Testing Pipeline Creation

Click "Add Application" in CDAP UI Home page and select "Hydrator Pipeline"
Choose the pipeline type, "Batch" or "Realtime"
"Batch" pipeline
1. Give pipeline a name: "BatchTest"
2. Setup Source: a Stream source, click in left sidebar
  1. Give Stream a name: "BatchTestStream"
  2. Set Duration to 1m
  3. Set Delay to "0"
  4. Set Format to "text"
  5. Set Schema:
    1. Remove all existing
    2. Add a "body" of type string
3. Setup a Transform: Projection transform
  1. Fields to Drop:
    1. headers
4. Setup Sink: a TPFSAvro sink
  1. Give Dataset a name: "BatchTestDataset"
  2. Set Schema:
    1. ts (type long)
    2. body (type string)
5. Schedule it for every 5 mins: enter in the "Pipeline Configuration": "Cron Expression", under "Min": "0/5"
6. Save, Validate, and then Publish the pipeline
7. This base case should work.
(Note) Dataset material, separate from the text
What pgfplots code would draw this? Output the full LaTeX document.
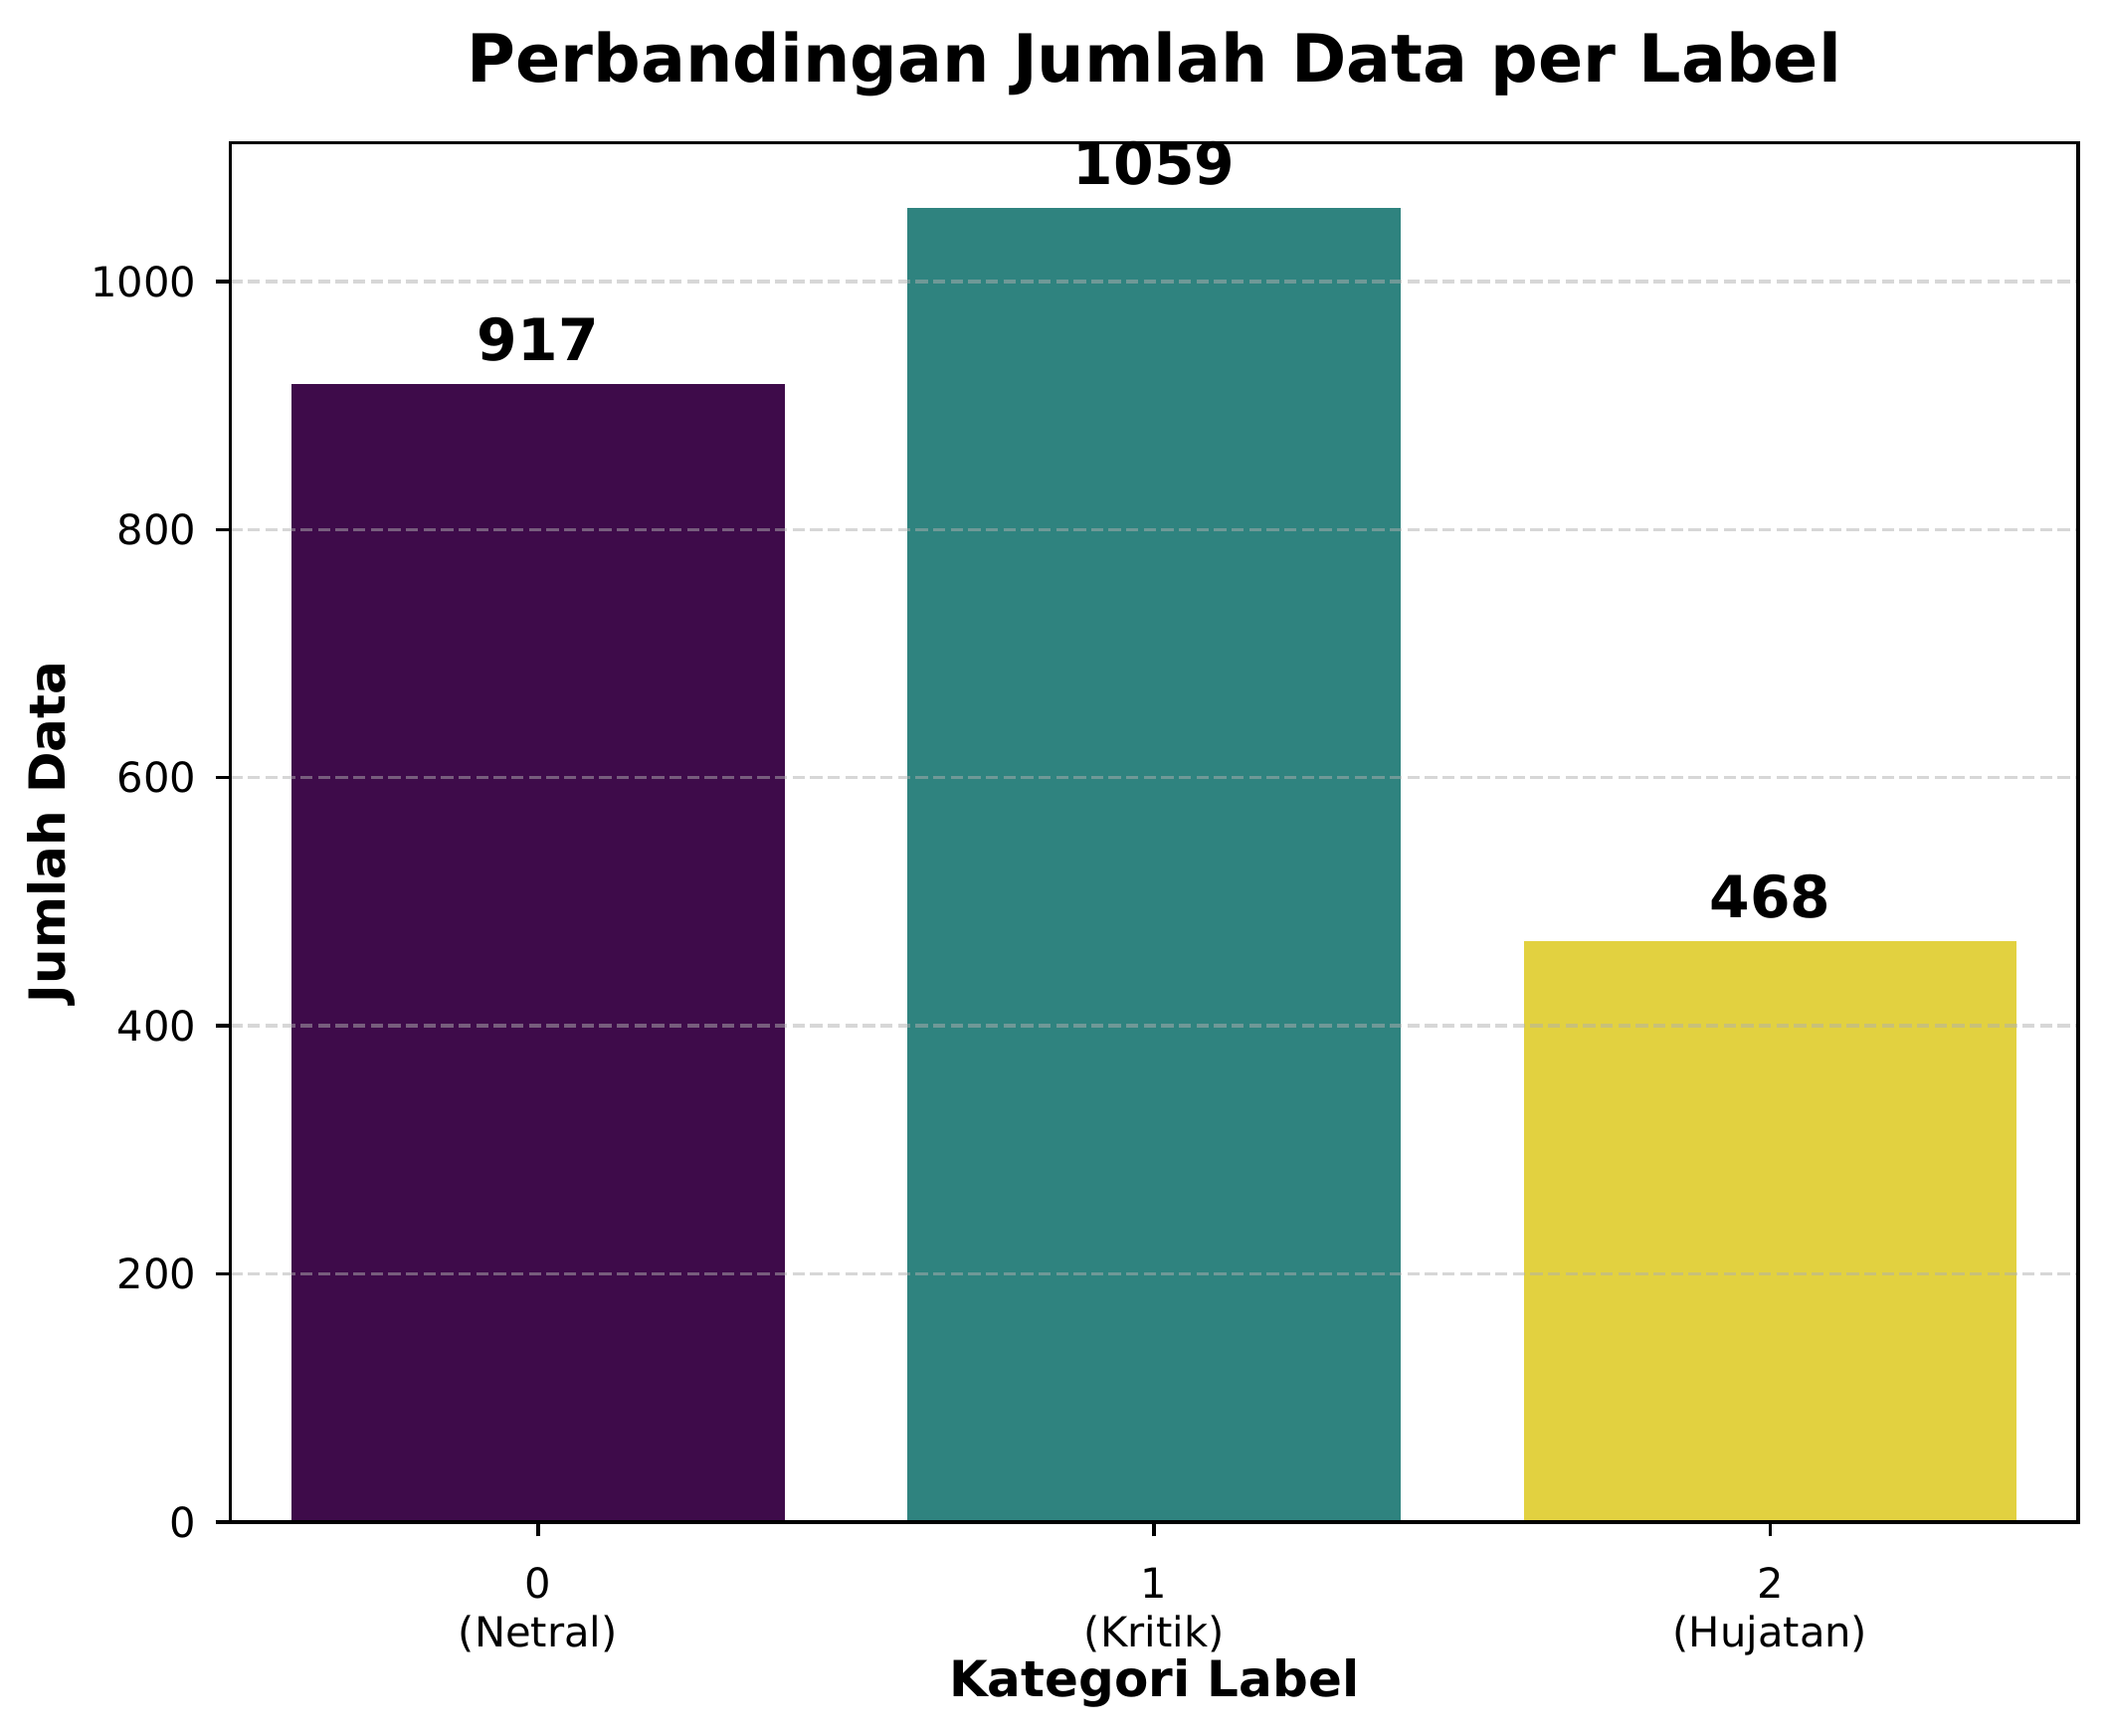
\documentclass[border=0pt]{standalone}
\usepackage{fontspec}
\setmainfont{DejaVu Sans}
\usepackage{pgfplots}
\pgfplotsset{compat=1.18}

\definecolor{cNetral}{RGB}{62,11,74}
\definecolor{cKritik}{RGB}{47,131,127}
\definecolor{cHujatan}{RGB}{226,209,64}
\definecolor{gridgray}{RGB}{176,176,176}

\begin{document}
\begin{tikzpicture}
\begin{axis}[
  scale only axis,
  width=445.9pt, height=332.8pt,
  xmin=-0.5, xmax=2.5,
  ymin=0, ymax=1112,
  axis on top,
  axis line style={black, line width=0.8pt},
  xtick={0,1,2},
  xticklabels={{0\\(Netral)},{1\\(Kritik)},{2\\(Hujatan)}},
  ytick={0,200,400,600,800,1000},
  xtick pos=bottom, ytick pos=left,
  tick align=outside,
  major tick length=3.5pt,
  tick style={black, line width=0.8pt},
  /pgf/number format/1000 sep={},
  /pgf/number format/assume math mode=true,
  xticklabel style={align=center, anchor=base, inner sep=0pt, yshift=-26.6pt,
    font=\fontsize{10}{11.8}\selectfont},
  yticklabel style={anchor=east, inner sep=0pt, xshift=-4.4pt,
    font=\fontsize{10}{12}\selectfont},
  ymajorgrids,
  major grid style={draw=gridgray, opacity=0.5, line width=0.8pt,
    dash pattern=on 2.96pt off 1.28pt},
  every axis title shift=0pt,
  title={Perbandingan Jumlah Data per Label},
  title style={at={(axis description cs:0.5,1.0439)}, anchor=base,
    font=\fontsize{16}{19.2}\selectfont\bfseries},
  xlabel={Kategori Label},
  xlabel style={at={(axis description cs:0.5,-0.1268)}, anchor=base,
    font=\fontsize{12}{14.4}\selectfont\bfseries},
  ylabel={Jumlah Data},
  ylabel style={at={(axis description cs:-0.0893,0.5)}, anchor=base, rotate=0,
    font=\fontsize{12}{14.4}\selectfont\bfseries},
  bar width=0.8,
  nodes near coords,
  every node near coord/.append style={anchor=base, inner sep=0pt, yshift=5.8pt,
    font=\fontsize{14}{16.8}\selectfont\bfseries, black},
]
\addplot[ybar, bar shift=0pt, fill=cNetral, draw=none] coordinates {(0,917)};
\addplot[ybar, bar shift=0pt, fill=cKritik, draw=none] coordinates {(1,1059)};
\addplot[ybar, bar shift=0pt, fill=cHujatan, draw=none] coordinates {(2,468)};
\coordinate (bl) at (rel axis cs:0,0);
\coordinate (tr) at (rel axis cs:1,1);
\end{axis}
\pgfresetboundingbox
\path ([shift={(-55.5pt,-51.4pt)}]bl) rectangle ([shift={(7.2pt,34.4pt)}]tr);
\end{tikzpicture}
\end{document}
If not, something is wrong and the UI should say what is the error
8. Once the pipeline is created, send one or more events to the stream using the CDAP UI
9. Either start the pipeline manually or wait until the pipeline runs on the schedule
10. Every 5 mins, the dataset associated with the pipeline should be injected with data you injected through the stream
11. Explore the sink dataset. You should see the events you sent to the stream.
"Realtime" pipeline

GIFs explaining the above steps: AdapterTest1.gif and TestingAdapter2.gif

Objective: See if an adapter can convert a stream that is of CSV format to a TPFSAvro dataset that we use internally anywhere.

TODO: For metrics, we need a basic test case.

Once the above-mentioned steps work, push the code to two different clusters, a "secure" and a "non-secure" cluster (beamer software install cluster_id cdap-ui : should take 5 mins to beam code to a cluster)

Once the cluster is up and running, we should provide the cluster url and a GIF of our test. This helps for the reviewer to assume that the feature/bug fix works and can then start reviewing the code.

Behavioral Tests

This is more of an open-ended section which depends on the user/developer to test their UI extensively. This needs more thought and automated tests to run.